The original St Stephen’s, Millfield, Belfast, was designed by Sir Thomas Drew.

St Stephen’s Parish Church, Millfield, will celebrate its 150th anniversary on the weekend of October 25-27.

There will be a dinner in the church for parishioners and invited guests, including former rectors, on Friday 25.

Archdeacon Paul Dundas, the Bishop of Connor’s Commissary, will be the preacher at a special anniversary service on Sunday 27 at 3pm.

St Stephen’s has an interesting history. Designed by Sir Thomas Drew, architect of St Anne’s Cathedral, Belfast, it survived the Belfast Blitz in 1943 when much of the area around it was demolished, and has undergone significant renovation and restoration over the years.

The church is in the parish of St Stephen and St Luke, and is part of the Church of Ireland Lower Shankill grouping, under the Rev Canon James Carson.


The parish has recently completed the first two phases of a major refurbishment programme with the provision of a new car park (in which spaces will be rented out), and the internal re-ordering and decoration of the church, including a new coffee dock and seating area, provision of meeting rooms, a kitchen, accessible toilet, chairs and carpeting. 

In partnership with the Hub Chaplaincy in Elmwood Avenue, a vibrant ministry to students from the Belfast Metropolitan College Millfield Campus and the new Queen’s University Student Accommodation across the street from St Stephen’s is taking place.

Lunch is provided for students on Tuesdays, there is a new late night service on Sunday evenings, and a monthly fun night is attracting both local and international students.

Parish Development Officer Heather Carson said: “This is a very exciting ministry which is evolving at a time when more than 10,000 will soon be living within the city centre.

“St Stephen’s is strategically placed to minister to students, and the congregation is delighted to see the church used for such greatly needed and valuable ministry.”

Sir Thomas Drew was Dublin based, but was born in Belfast.
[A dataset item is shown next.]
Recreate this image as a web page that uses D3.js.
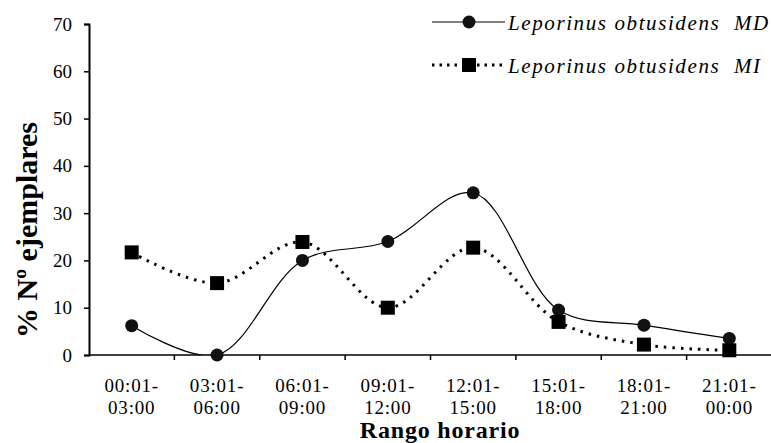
<!DOCTYPE html>
<html>
<head>
<meta charset="utf-8">
<script src="https://cdn.jsdelivr.net/npm/d3@7/dist/d3.min.js"></script>
<style>
  html, body { margin: 0; padding: 0; background: #fff; }
  svg { display: block; }
  svg text { font-family: "Liberation Serif", "Times New Roman", serif; fill: #000; }
</style>
</head>
<body>
<svg id="chart" width="771" height="443"></svg>
<script>
// Time-of-day ranges (two-line labels)
const categories = ["00:01-|03:00", "03:01-|06:00", "06:01-|09:00", "09:01-|12:00",
                    "12:01-|15:00", "15:01-|18:00", "18:01-|21:00", "21:01-|00:00"];
// % of specimens per time range
const valuesMD = [6.2, 0, 20, 24, 34.3, 9.5, 6.3, 3.5];
const valuesMI = [21.7, 15.2, 23.9, 10, 22.7, 7, 2.2, 1];
const yTicks = [0, 10, 20, 30, 40, 50, 60, 70];
const seriesNames = ["Leporinus obtusidens  MD", "Leporinus obtusidens  MI"];

const svg = d3.select("#chart");
const margin = { left: 89, right: 0, top: 24, bottom: 88 };
const W = 771, H = 443;
const x0 = margin.left, x1 = W - margin.right;
const yTop = margin.top, yBot = H - margin.bottom;

const x = d3.scaleBand().domain(d3.range(categories.length)).range([x0, x1 + 1]);
const y = d3.scaleLinear().domain([0, 70]).range([yBot, yTop]);

// Clip the smoothed lines to the plotting area
svg.append("defs").append("clipPath").attr("id", "plot")
  .append("rect").attr("x", x0).attr("y", yTop - 10).attr("width", x1 - x0).attr("height", yBot - yTop + 10);

// Y axis
const yAxis = svg.append("g").attr("transform", `translate(${x0},0)`)
  .call(d3.axisLeft(y).tickValues(yTicks).tickSize(5).tickPadding(12));
yAxis.attr("font-family", null);
yAxis.select(".domain").attr("stroke", "#000").attr("stroke-width", 2);
yAxis.selectAll(".tick line").attr("stroke", "#000").attr("stroke-width", 1.5);
yAxis.selectAll("text").style("font-size", "19px").attr("fill", "#000");

// X axis: tick marks between categories
const xg = svg.append("g");
xg.append("line").attr("x1", x0).attr("x2", x1).attr("y1", yBot).attr("y2", yBot)
  .attr("stroke", "#000").attr("stroke-width", 1.5);
xg.selectAll("line.tk").data(d3.range(1, categories.length)).join("line").attr("class", "tk")
  .attr("x1", i => x(i)).attr("x2", i => x(i))
  .attr("y1", yBot).attr("y2", yBot + 5).attr("stroke", "#000").attr("stroke-width", 1.5);
xg.selectAll("text.cat").data(categories).join("text").attr("class", "cat")
  .style("font-size", "19px").style("letter-spacing", "0.8px").attr("text-anchor", "middle")
  .each(function(d, i) {
    const parts = d.split("|");
    const t = d3.select(this);
    parts.forEach((p, k) => {
      t.append("tspan").attr("x", x(i) + x.bandwidth() / 2).attr("y", yBot + 37 + k * 22).text(p);
    });
  });

// Axis titles
svg.append("text").attr("x", 440).attr("y", 438).attr("text-anchor", "middle")
  .style("font-weight", "bold").style("font-size", "24px").style("letter-spacing", "0.8px")
  .text("Rango horario");
svg.append("text").attr("transform", "translate(37,230) rotate(-90)").attr("text-anchor", "middle")
  .style("font-weight", "bold").style("font-size", "30px").text("% Nº ejemplares");

const cx = i => x(i) + x.bandwidth() / 2;
const line = d3.line().x((d, i) => cx(i)).y(d => y(d)).curve(d3.curveCatmullRom.alpha(0.5));

// Series MD: solid smoothed line with circles
svg.append("path").datum(valuesMD).attr("d", line).attr("fill", "none")
  .attr("stroke", "#000").attr("stroke-width", 1.2).attr("clip-path", "url(#plot)");
// Series MI: dotted smoothed line with squares
svg.append("path").datum(valuesMI).attr("d", line).attr("fill", "none")
  .attr("stroke", "#000").attr("stroke-width", 3).attr("stroke-dasharray", "2.5,6")
  .attr("stroke-linecap", "butt").attr("clip-path", "url(#plot)");

svg.selectAll("circle.md").data(valuesMD).join("circle").attr("class", "md")
  .attr("cx", (d, i) => cx(i)).attr("cy", d => y(d)).attr("r", 6.5).attr("fill", "#111");
svg.selectAll("rect.mi").data(valuesMI).join("rect").attr("class", "mi")
  .attr("x", (d, i) => cx(i) - 7).attr("y", d => y(d) - 7).attr("width", 14).attr("height", 14).attr("fill", "#000");

// Legend
const leg = svg.append("g");
leg.append("line").attr("x1", 432).attr("x2", 505).attr("y1", 22).attr("y2", 22)
  .attr("stroke", "#000").attr("stroke-width", 1.2);
leg.append("circle").attr("cx", 469).attr("cy", 22).attr("r", 6.5).attr("fill", "#111");
leg.append("line").attr("x1", 432).attr("x2", 505).attr("y1", 65).attr("y2", 65)
  .attr("stroke", "#000").attr("stroke-width", 3).attr("stroke-dasharray", "2.5,5");
leg.append("rect").attr("x", 462).attr("y", 58).attr("width", 14).attr("height", 14).attr("fill", "#000");
leg.selectAll("text.lg").data(seriesNames).join("text").attr("class", "lg")
  .attr("x", 508).attr("y", (d, i) => 30 + i * 43)
  .style("font-style", "italic").style("font-size", "21px").style("letter-spacing", "1.6px")
  .style("white-space", "pre").text(d => d);
</script>
</body>
</html>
He was an apprentice to Charles Lanyon, and in 1865 was appointed architect to the united Down, Connor and Dromore Diocese. According to the Dictionary of Irish Architect’s list of his completed works, St Stephen’s was the first new church building Drew completed as diocesan architect.


The Irish Builder records that St Stephen’s foundation stone was laid on May 8 1868. The church was consecrated on October 28 1869, and was first included in the Annual Revisions in that year which valued the structure, and the rear single-storey schoolhouse (now the church hall), at £250.
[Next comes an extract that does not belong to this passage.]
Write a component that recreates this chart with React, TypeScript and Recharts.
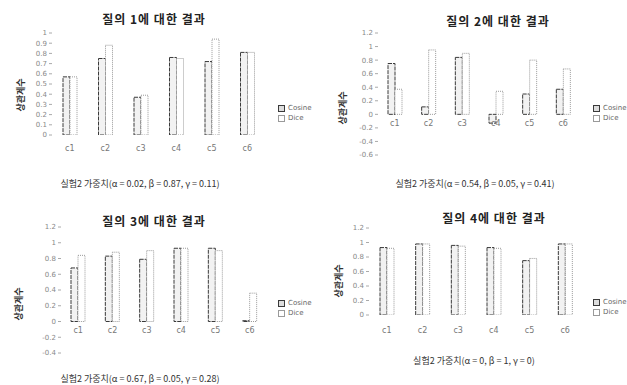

When originally completed, the church possessed a campanile tower on the north-west side of the building located to the north of its rounded apse; the tower was removed in the 1960s when the church was extensively renovated. The Belfast revaluation noted that St Stephen’s Church was increased in value in 1900; at that time the building was owned by the church trustees. The revaluation also noted that the current single-storey schoolhouse to the rear of the building was installed with gas fittings and was individually valued at £55, the valuer stating that the schoolhouse was also used by the congregation for concerts and as a venue for lectures.

Remarkably the church survived the Blitz of Belfast in 1941, when much of Millfield Street was demolished. Minor damage to the building was repaired and by the end of a revaluation in 1972, the value of the site had been increased to £632, the increase partially due to the refronting of the building in 1963.
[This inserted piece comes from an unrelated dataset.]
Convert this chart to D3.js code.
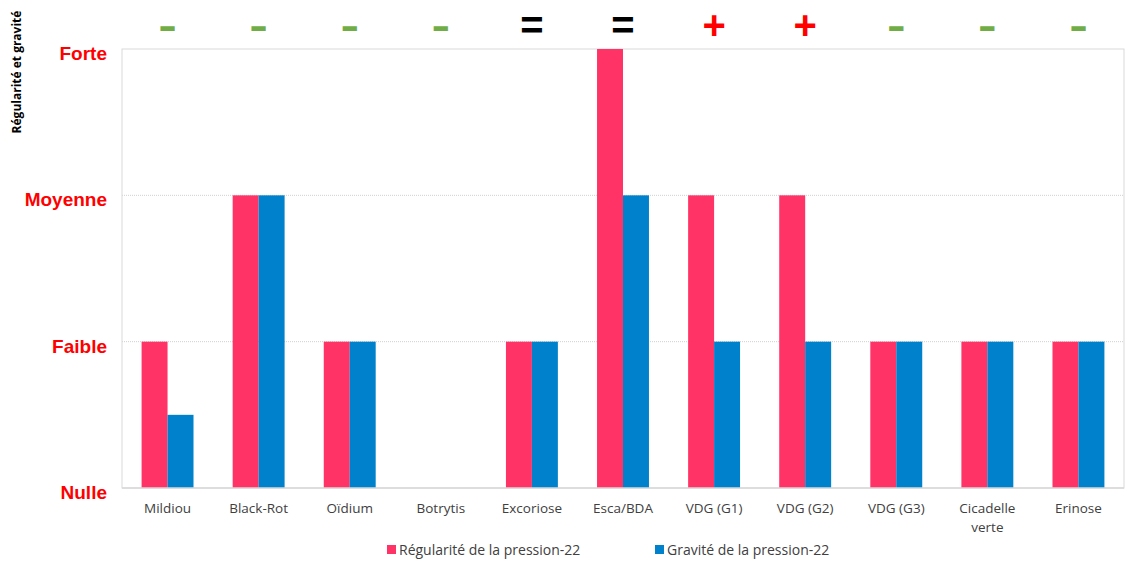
<!DOCTYPE html>
<html><head><meta charset="utf-8">
<script src="https://cdn.jsdelivr.net/npm/d3@7/dist/d3.min.js"></script>
<style>body{margin:0;background:#fff;}svg{display:block;}</style>
</head><body><svg id="c" width="1130" height="561"></svg>
<script>
const categories = ["Mildiou","Black-Rot","Oïdium","Botrytis","Excoriose","Esca/BDA","VDG (G1)","VDG (G2)","VDG (G3)","Cicadelle verte","Erinose"];
const regularite = [1,2,1,0,1,3,2,2,1,1,1];
const gravite = [0.5,2,1,0,1,2,1,1,1,1,1];
const trends = ["-","-","-","-","=","=","+","+","-","-","-"];
const levelLabels = ["Nulle","Faible","Moyenne","Forte"];
const seriesNames = ["Régularité de la pression-22","Gravité de la pression-22"];
const colors = ["#FF3366","#0081CC"];

const svg = d3.select("#c");
const L=122, R=1124, T=49, B=488;
const x0 = d3.scaleBand().domain(categories).range([L,R]).paddingInner(0.43).paddingOuter(0.215);
const x1 = d3.scaleBand().domain([0,1]).range([0,x0.bandwidth()]);
const y = d3.scaleLinear().domain([0,3]).range([B,T]);

// gridlines
svg.append("g").selectAll("line").data([1,2]).join("line")
  .attr("x1",L).attr("x2",R).attr("y1",d=>y(d)).attr("y2",d=>y(d))
  .attr("stroke","#D0D0D0").attr("stroke-dasharray","1,1");
// border
svg.append("rect").attr("x",L).attr("y",T).attr("width",R-L).attr("height",B-T)
  .attr("fill","none").attr("stroke","#D9D9D9").attr("stroke-width",1);

// bars
const series=[regularite,gravite];
const g = svg.append("g");
series.forEach((vals,si)=>{
  g.selectAll(null).data(vals).join("rect")
    .attr("x",(d,i)=>x0(categories[i])+x1(si))
    .attr("y",d=>y(d)).attr("width",x1.bandwidth()).attr("height",d=>B-y(d))
    .attr("fill",colors[si]);
});
// bottom axis line
svg.append("line").attr("x1",L).attr("x2",R).attr("y1",B).attr("y2",B).attr("stroke","#D9D9D9").attr("stroke-width",1.5);

// y axis labels
const yAxis = d3.axisLeft(y).tickValues([0,1,2,3]).tickFormat(d=>levelLabels[d]).tickSize(0).tickPadding(15);
const ya = svg.append("g").attr("transform",`translate(${L},0)`).call(yAxis);
ya.select(".domain").remove();
ya.selectAll("text").attr("fill","#FF0000").attr("font-family","Liberation Sans, Arial, sans-serif")
  .attr("font-weight","bold").attr("font-size",19).attr("dy","0.55em");

// x axis labels
const xAxis = d3.axisBottom(x0).tickSize(0).tickPadding(0).tickFormat("");
const xa = svg.append("g").attr("transform",`translate(0,${B})`).call(xAxis);
xa.select(".domain").remove();
xa.selectAll(".tick").each(function(d){
  const words = d==="Cicadelle verte" ? ["Cicadelle","verte"] : [d];
  const t = d3.select(this).append("text").attr("fill","#404040")
    .attr("font-family","Open Sans, sans-serif").attr("font-size",13.5).attr("text-anchor","middle");
  words.forEach((w,i)=>t.append("tspan").attr("x",0).attr("y",25+i*19).text(w));
});

// y title
svg.append("text").attr("transform","translate(21,72) rotate(-90)").attr("text-anchor","middle")
  .attr("font-family","Open Sans, sans-serif").attr("font-weight","bold").attr("font-size",12)
  .attr("fill","#000").text("Régularité et gravité");

// trend symbols
svg.append("g").selectAll("text").data(trends).join("text")
  .attr("transform",(d,i)=>`translate(${x0(categories[i])+x0.bandwidth()/2},39)` + (d==="-"?" scale(1.4,1)":""))
  .attr("text-anchor","middle")
  .attr("font-family","Liberation Sans, Arial, sans-serif").attr("font-weight","bold")
  .attr("font-size",40)
  .attr("fill",d=>d==="-"?"#70AD47":(d==="+"?"#FF0000":"#000"))
  .text(d=>d);

// legend
const leg = svg.append("g").attr("font-family","Open Sans, sans-serif").attr("font-size",14).attr("fill","#404040");
const legX=[387,655];
seriesNames.forEach((n,i)=>{
  leg.append("rect").attr("x",legX[i]).attr("y",545).attr("width",9).attr("height",9).attr("fill",colors[i]);
  leg.append("text").attr("x",legX[i]+12).attr("y",555).attr("fill","#404040").text(n);
});
</script></body></html>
CEB Brett (‘Buildings of Belfast: 1700-1914’ Belfast: Friar’s Bush Press, 1985) states that due to his ‘exuberant personality,’ Sir Thomas Drew may not have been ‘an entirely suitable person to embark on a programme of cheap churches’ for the diocese.  He described the interior of the church as ‘fussy and cavernous,’ not the best example of Drew’s preference for ‘robust and virile’ Gothic design.

The Gothic design of the church was irrevocably altered when, due to the widening of the road in 1963, the original facade was removed and replaced with the current redbrick and limestone replacement.

It was at this time that the original campanile tower was removed and the replacement (also of redbrick and limestone) added to the new façade; the work was carried out to designs by E Seaton of Messers W & M. Given, Coleraine.

Neither Brett nor M Patton (‘Central Belfast: An historical gazetteer’ Belfast: Ulster Architectural Heritage Society, 1993) admired the alteration, Patton remarking that the church had been ‘decapitated … with its former entrance replaced by a boxy new front and fire station-like campanile with a glass box at its tip containing a neon cross; Brett merely noted his disapproval of a ‘totally inappropriate refronting.’

Despite the alteration to the exterior facade and tower, Patton noted the significance of the interior of the church and recorded that St Stephen’s contains ‘the finest collection in the province of stained glass by Daniel Braniff.’

St Stephen’s Parish was joined with St Luke’s in 1980, and St Stephen’s was listed in 1992. In 2006 the church became the sole Anglican Church in the parish after the closure of St Luke’s.